Она развернулась ко мне от мойки и посмотрела пристально и даже тяжело как-то, будто соображая на ходу – говорить или не стоит?
– Я всегда восхищалась твоим мужем, Зоя. Он стал для меня сыном, когда я поняла его отношение к тебе, увидела, как он смотрит на тебя, как постоянно норовит оказаться ближе, коснуться… За это я простила бы ему очень и очень многое, как прощают своим детям. Ты мама и знаешь сама – они еще только родились, а мы уже простили им все их косяки на будущее, что бы они ни натворили потом. Это безусловная родительская любовь. А Виктора я любила с единственным условием – что ты и дальше будешь так же счастлива с ним. Это все.
На улице было тихо, вместе с ветром притихла даже осенняя Тая. Вода в ней сейчас напоминала серое пупырчатое стекло. Тихо-тихо моросил дождь, и я раскрыла зонт веселого оранжевого цвета с венком из оливковых листьев по краю. Раньше я носила его с такими же темно-оливковыми полупальто и широкими штанами и вязала на шею тонкий и длинный оранжевый шарф. Это было ярко, вызывающе, даже где-то эпатажно… Я всегда любила яркие краски, они шли моей смуглой коже. Полярной зимой этих красок катастрофически не хватало глазу и мне даже казалось, что я ощущаю потребность в них, как настоящий голод.
Куда делась эта моя уверенность в себе, с которой я, танцуя, летела по жизни, категорически не собираясь стареть и отрицая для себя любые болезни?
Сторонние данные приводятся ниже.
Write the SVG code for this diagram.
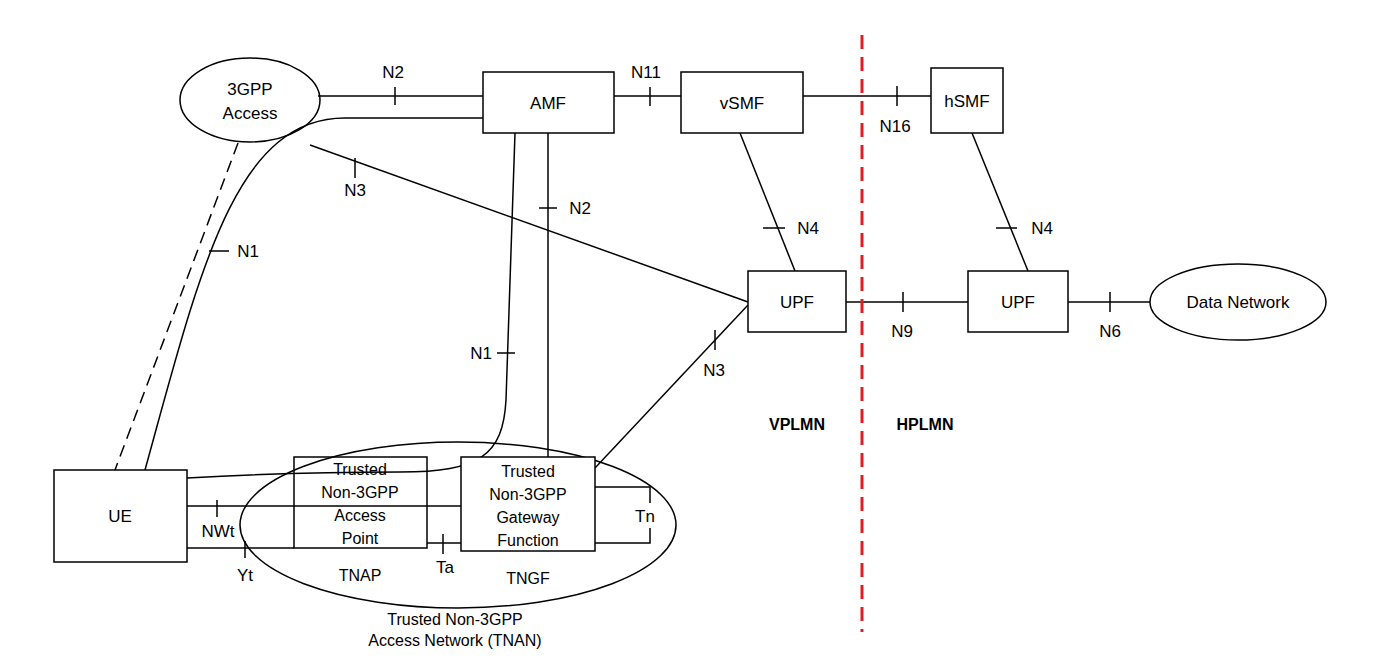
<svg xmlns="http://www.w3.org/2000/svg" width="1384" height="672" viewBox="0 0 1384 672">
<style>
text{font-family:"Liberation Sans",Arial,sans-serif;font-size:17px;fill:#000;text-anchor:middle}
.s{font-size:17px}
.t{font-size:16px}
.b{font-weight:bold;font-size:16px}
.n{fill:#fff;stroke:#000;stroke-width:1.5}
#connectors path,#connectors line{fill:none;stroke:#000;stroke-width:1.5}
</style>
<rect width="1384" height="672" fill="#fff"/>
<g id="tnan"><ellipse cx="458" cy="525" rx="218" ry="83" class="n" style="fill:none"/>
<text class="t" x="455" y="625">Trusted Non-3GPP</text><text class="t" x="455" y="646">Access Network (TNAN)</text></g>
<g id="connectors">
<line x1="318" y1="96" x2="483" y2="96"/><line x1="395" y1="87" x2="395" y2="105"/>
<path d="M145,470 C200,270 235,118 345,118 L483,118"/>
<path d="M238,143 L115,470" stroke-dasharray="12,7"/>
<line x1="209" y1="251" x2="229" y2="251"/>
<line x1="310" y1="145" x2="748" y2="302"/><line x1="355" y1="158" x2="355" y2="178"/>
<line x1="548" y1="133" x2="548" y2="457"/><line x1="539" y1="208" x2="557" y2="208"/>
<path d="M515,133 L506,400 C503,455 480,472 400,472 C330,472 260,474 187,478"/>
<line x1="497" y1="353" x2="515" y2="353"/>
<line x1="187" y1="506" x2="461" y2="506"/><line x1="217" y1="500" x2="217" y2="517"/>
<line x1="187" y1="548" x2="294" y2="548"/><line x1="245" y1="541" x2="245" y2="558"/>
<line x1="427" y1="543" x2="461" y2="543"/><line x1="443" y1="534" x2="443" y2="554"/>
<path d="M595,487 L650,487 L650,503 M650,528 L650,543 L595,543"/>
<line x1="595" y1="468" x2="748" y2="305"/><line x1="715" y1="330" x2="715" y2="350"/>
<line x1="614" y1="96" x2="681" y2="96"/><line x1="650" y1="87" x2="650" y2="106"/>
<line x1="803" y1="96" x2="931" y2="96"/><line x1="897" y1="86" x2="897" y2="106"/>
<line x1="740" y1="133" x2="795" y2="271"/><line x1="763" y1="228" x2="785" y2="228"/>
<line x1="972" y1="133" x2="1028" y2="271"/><line x1="996" y1="228" x2="1017" y2="228"/>
<line x1="846" y1="302" x2="968" y2="302"/><line x1="903" y1="292" x2="903" y2="312"/>
<line x1="1068" y1="302" x2="1150" y2="302"/><line x1="1110" y1="292" x2="1110" y2="312"/>
</g>
<g id="labels">
<text x="393" y="78">N2</text><text x="248" y="257">N1</text><text x="355" y="196">N3</text>
<text x="580" y="214">N2</text><text x="481" y="359">N1</text><text x="218" y="537">NWt</text>
<text x="245" y="581">Yt</text><text x="445" y="573">Ta</text><text x="645" y="522">Tn</text>
<text x="714" y="376">N3</text><text x="646" y="78">N11</text><text x="895" y="132">N16</text>
<text x="808" y="234">N4</text><text x="1042" y="234">N4</text><text x="902" y="337">N9</text><text x="1110" y="337">N6</text>
<text class="t" x="360" y="581">TNAP</text><text class="t" x="528" y="584">TNGF</text>
<text class="b" x="797" y="430">VPLMN</text><text class="b" x="925" y="430">HPLMN</text>
</g>
<line x1="862" y1="35" x2="862" y2="632" stroke="#e02020" stroke-width="3" stroke-dasharray="14,8"/>
<g id="access3gpp"><ellipse cx="250" cy="100" rx="70" ry="42" class="n" style="fill:none"/><text class="s" x="250" y="95">3GPP</text><text class="s" x="250" y="119">Access</text></g>
<g id="amf"><rect x="483" y="72" width="131" height="61" class="n"/><text class="s" x="548" y="109">AMF</text></g>
<g id="vsmf"><rect x="681" y="72" width="122" height="61" class="n"/><text class="s" x="742" y="109">vSMF</text></g>
<g id="hsmf"><rect x="931" y="68" width="72" height="65" class="n"/><text class="s" x="967" y="107">hSMF</text></g>
<g id="vupf"><rect x="748" y="271" width="98" height="61" class="n"/><text class="s" x="797" y="308">UPF</text></g>
<g id="hupf"><rect x="968" y="271" width="100" height="61" class="n"/><text class="s" x="1018" y="308">UPF</text></g>
<g id="dn"><ellipse cx="1238" cy="302" rx="88" ry="38" class="n"/><text class="s" x="1238" y="308">Data Network</text></g>
<g id="ue"><rect x="54" y="470" width="133" height="92" class="n"/><text class="s" x="120" y="522">UE</text></g>
<g id="tnap"><rect x="294" y="457" width="133" height="91" class="n" style="fill:none"/><text class="t" x="360" y="475">Trusted</text><text class="t" x="360" y="498">Non-3GPP</text><text class="t" x="360" y="521">Access</text><text class="t" x="360" y="544">Point</text></g>
<g id="tngf"><rect x="461" y="457" width="134" height="94" class="n"/><text class="t" x="528" y="477">Trusted</text><text class="t" x="528" y="500">Non-3GPP</text><text class="t" x="528" y="523">Gateway</text><text class="t" x="528" y="546">Function</text></g>
</svg>
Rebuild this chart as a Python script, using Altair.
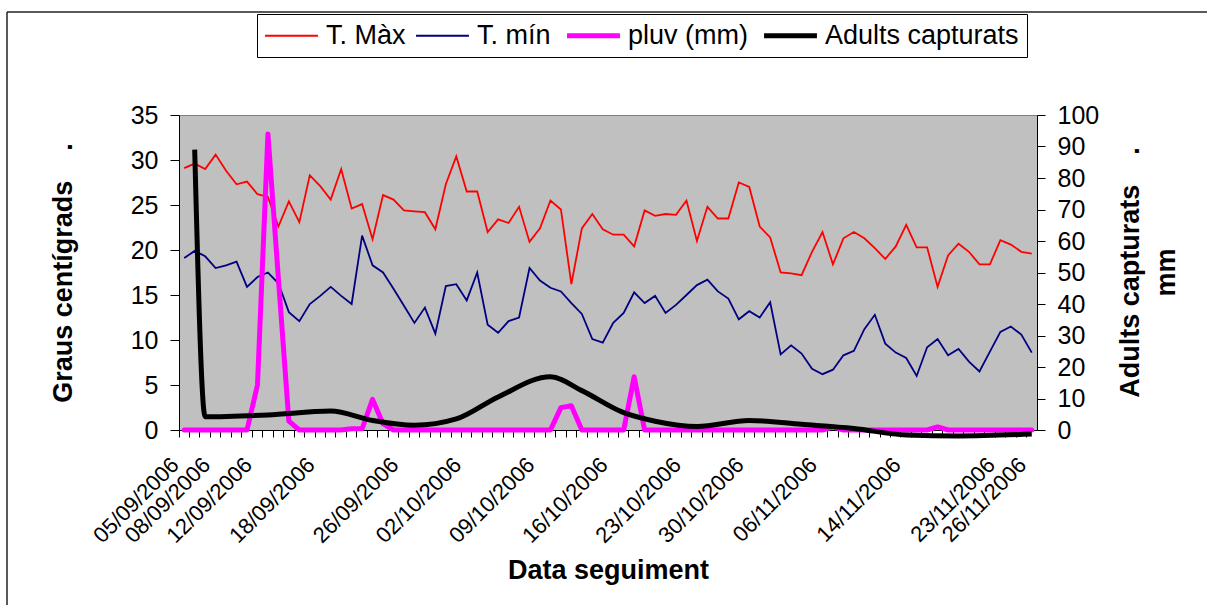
import altair as alt
import pandas as pd

# ---- categories (daily sampling dates; 29/10 absent in the source) ----
all_days = pd.date_range("2006-09-05", "2006-11-26", freq="D")
dates = [d.strftime("%d/%m/%Y") for d in all_days if d != pd.Timestamp("2006-10-29")]

label_dates = ["05/09/2006", "08/09/2006", "12/09/2006", "18/09/2006", "26/09/2006",
               "02/10/2006", "09/10/2006", "16/10/2006", "23/10/2006", "30/10/2006",
               "06/11/2006", "14/11/2006", "23/11/2006", "26/11/2006"]

# ---- series values ----
t_max = [29.1, 29.6, 29.0, 30.6, 28.8, 27.3, 27.6, 26.2, 25.9, 22.6,
         25.4, 23.1, 28.3, 27.1, 25.6, 29.0, 24.6, 25.1, 21.2, 26.1,
         25.6, 24.4, 24.3, 24.2, 22.3, 27.3, 30.4, 26.5, 26.5, 22.0,
         23.4, 23.0, 24.8, 20.9, 22.4, 25.5, 24.5, 16.2, 22.4, 24.0,
         22.3, 21.7, 21.7, 20.4, 24.4, 23.8, 24.0, 23.9, 25.5, 21.0,
         24.8, 23.5, 23.5, 27.5, 27.0, 22.6, 21.4, 17.5, 17.4, 17.2,
         19.8, 22.0, 18.4, 21.3, 22.0, 21.3, 20.2, 19.0, 20.4, 22.8,
         20.3, 20.3, 15.9, 19.4, 20.7, 19.8, 18.4, 18.4, 21.1, 20.6,
         19.8, 19.6]

t_min = [19.1, 19.9, 19.3, 18.0, 18.3, 18.7, 15.9, 17.0, 17.5, 16.3,
         13.1, 12.1, 14.0, 14.9, 15.9, 14.9, 14.0, 21.6, 18.3, 17.5,
         15.7, 13.8, 11.9, 13.6, 10.7, 16.0, 16.2, 14.4, 17.5, 11.7,
         10.8, 12.1, 12.5, 18.0, 16.6, 15.8, 15.4, 14.1, 12.9, 10.1,
         9.7, 11.9, 13.0, 15.3, 14.1, 14.9, 13.0, 13.9, 15.0, 16.1,
         16.7, 15.4, 14.6, 12.3, 13.2, 12.5, 14.2, 8.4, 9.4, 8.5,
         6.8, 6.2, 6.7, 8.3, 8.8, 11.2, 12.8, 9.6, 8.6, 8.0,
         6.0, 9.2, 10.1, 8.3, 9.0, 7.6, 6.5, 8.7, 10.9, 11.5,
         10.6, 8.6]

pluv = [0, 0, 0, 0, 0, 0, 0, 14.3, 94.0, 48.0,
        2.8, 0, 0, 0, 0, 0, 0.4, 0.4, 9.7, 2.0,
        0, 0, 0, 0, 0, 0, 0, 0, 0, 0,
        0, 0, 0, 0, 0, 0, 7.1, 7.7, 0, 0,
        0, 0, 0, 16.9, 0, 0, 0, 0, 0, 0,
        0, 0, 0, 0, 0, 0, 0, 0, 0, 0,
        0, 0, 1.0, 0, 0, 0, 0, 0, 0, 0,
        0, 0, 1.0, 0, 0, 0, 0, 0, 0, 0,
        0, 0]

adult_dates = ["06/09/2006", "07/09/2006", "13/09/2006", "19/09/2006", "23/09/2006",
               "27/09/2006", "01/10/2006", "05/10/2006", "10/10/2006", "13/10/2006",
               "17/10/2006", "20/10/2006", "24/10/2006", "30/10/2006", "04/11/2006",
               "09/11/2006", "14/11/2006", "19/11/2006", "26/11/2006"]
adult_vals = [89.0, 4.2, 4.8, 6.0, 3.0, 1.5, 3.5, 10.5, 16.9, 12.5,
              5.5, 2.8, 1.1, 3.0, 1.8, 0.5, -1.6, -1.9, -1.3]

series_order = ["T. Màx", "T. mín", "pluv (mm)", "Adults capturats"]
series_colors = ["#FF0000", "#000080", "#FF00FF", "#000000"]

temp_df = pd.DataFrame({
    "date": dates + dates,
    "series": ["T. Màx"] * len(dates) + ["T. mín"] * len(dates),
    "value": t_max + t_min,
})
pluv_df = pd.DataFrame({"date": dates, "series": "pluv (mm)", "value": pluv})
adult_df = pd.DataFrame({"date": adult_dates, "series": "Adults capturats", "value": adult_vals})

FONT = "Liberation Sans"
label_list = "[" + ",".join("'" + d + "'" for d in label_dates) + "]"

x_axis = alt.Axis(
    title="Data seguiment", titleFont=FONT, titleFontSize=27, titleFontWeight="bold",
    titleColor="black", titlePadding=11,
    bandPosition=0, labelExpr=f"indexof({label_list}, datum.value) >= 0 ? datum.value : ''",
    labelAngle=315, labelAlign="right", labelBaseline="middle", labelFont=FONT,
    labelFontSize=22, labelColor="black", labelPadding=24, labelOffset=-9, labelOverlap=False,
    tickSize=7, tickColor="black", domainColor="black", grid=False,
)
x_enc = alt.X("date:O", scale=alt.Scale(type="band", domain=dates, paddingInner=0, paddingOuter=0),
              bandPosition=0.5, axis=x_axis)

legend = alt.Legend(
    title=None, orient="none", legendX=78, legendY=-101, direction="horizontal",
    symbolType="stroke", symbolSize=2800, symbolOffset=13,
    symbolStrokeWidth=alt.ExprRef(
        expr="datum.value == 'pluv (mm)' || datum.value == 'Adults capturats' ? 5 : 2"),
    labelFont=FONT, labelFontSize=27, labelColor="black", labelOffset=21, labelLimit=400,
    columnPadding=6, padding=8, strokeColor="black", fillColor="white",
)
color_enc = alt.Color("series:N", scale=alt.Scale(domain=series_order, range=series_colors), legend=legend)

left_y = alt.Y("value:Q", scale=alt.Scale(domain=[0, 35], nice=False),
               axis=alt.Axis(values=list(range(0, 36, 5)), grid=False,
                             title="Graus centígrads\u00a0\u00a0\u00a0\u00a0.",
                             titleFont=FONT, titleFontSize=27, titleFontWeight="bold",
                             titleColor="black", titlePadding=53,
                             labelFont=FONT, labelFontSize=25, labelColor="black",
                             labelPadding=12, tickSize=9, tickColor="black", domainColor="black"))

right_axis = alt.Axis(orient="right", values=list(range(0, 101, 10)), grid=False,
                      title=["Adults capturats\u00a0\u00a0\u00a0\u00a0.", "mm"],
                      titleFont=FONT, titleFontSize=27, titleFontWeight="bold",
                      titleColor="black", titleAngle=270, titleBaseline="top",
                      titleLineHeight=36, titleX=80, titleY=157,
                      labelFont=FONT, labelFontSize=25, labelColor="black",
                      labelPadding=12, tickSize=8, tickColor="black", domainColor="black")
right_y = alt.Y("value:Q", scale=alt.Scale(domain=[0, 100], nice=False), axis=right_axis)

temps = alt.Chart(temp_df).mark_line(strokeWidth=1.8).encode(
    x=x_enc, y=left_y, color=color_enc, detail="series:N")

pluv_line = alt.Chart(pluv_df).mark_line(strokeWidth=5, strokeJoin="round", strokeCap="round").encode(
    x=x_enc, y=right_y, color=color_enc)
adult_line = alt.Chart(adult_df).mark_line(strokeWidth=5, interpolate="monotone").encode(
    x=x_enc, y=right_y, color=color_enc)

right_layer = alt.layer(pluv_line, adult_line)

frame = alt.Data(values=[{}])
border_v = alt.Chart(frame).mark_rule(color="#222222", strokeWidth=1.5).encode(
    x=alt.value(-172), y=alt.value(-103), y2=alt.value(490))
border_h = alt.Chart(frame).mark_rule(color="#222222", strokeWidth=1.5).encode(
    x=alt.value(-172), x2=alt.value(1028), y=alt.value(-103))

chart = alt.layer(temps, right_layer, border_v, border_h).resolve_scale(
    y="independent"
).properties(
    width=858, height=315,
    autosize=alt.AutoSizeParams(type="none"),
    padding={"left": 179, "top": 115, "right": 170, "bottom": 175},
    background="white",
).configure_view(
    fill="#C0C0C0", stroke="#808080", strokeWidth=1,
)

chart.save("out.html", embed_options={"renderer": "svg", "actions": False})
Куда так быстро, буквально за несколько тех дней в госпитале, она испарилась? Та самая уверенность, которую когда-то подарил мне Усольцев? Сам породил ее, сам и убил…
Одернув короткую синюю курточку, я прошлась взглядом по темным штанам... безобразие получается. Вынужденное, конечно, но так бросающееся в глаза несоответствие. Нужны черно-белые зонт и косынка на шею, а еще, наверное – поумерить аппетиты, хмыкнула я. Привыкла не отказывать себе ни в чем…
Возле кабинета Артема сидело человек пять вновь прибывших курортников. Заезды, как правило, и бывали с понедельника. Я спросила крайнего и присела на стул. Подожду… и задумалась так, что меня буквально привел в чувство голос Артема:
– Зоя? Что же ты сидишь здесь?
Врасплох застал, и я заулыбалась то ли виновато, то ли как-то не так, потому что он присел рядом и внимательно вгляделся в мое лицо.
– Что, Артем? Я хочу узнать, как там моя кровь, что все-таки с этой глюкозой?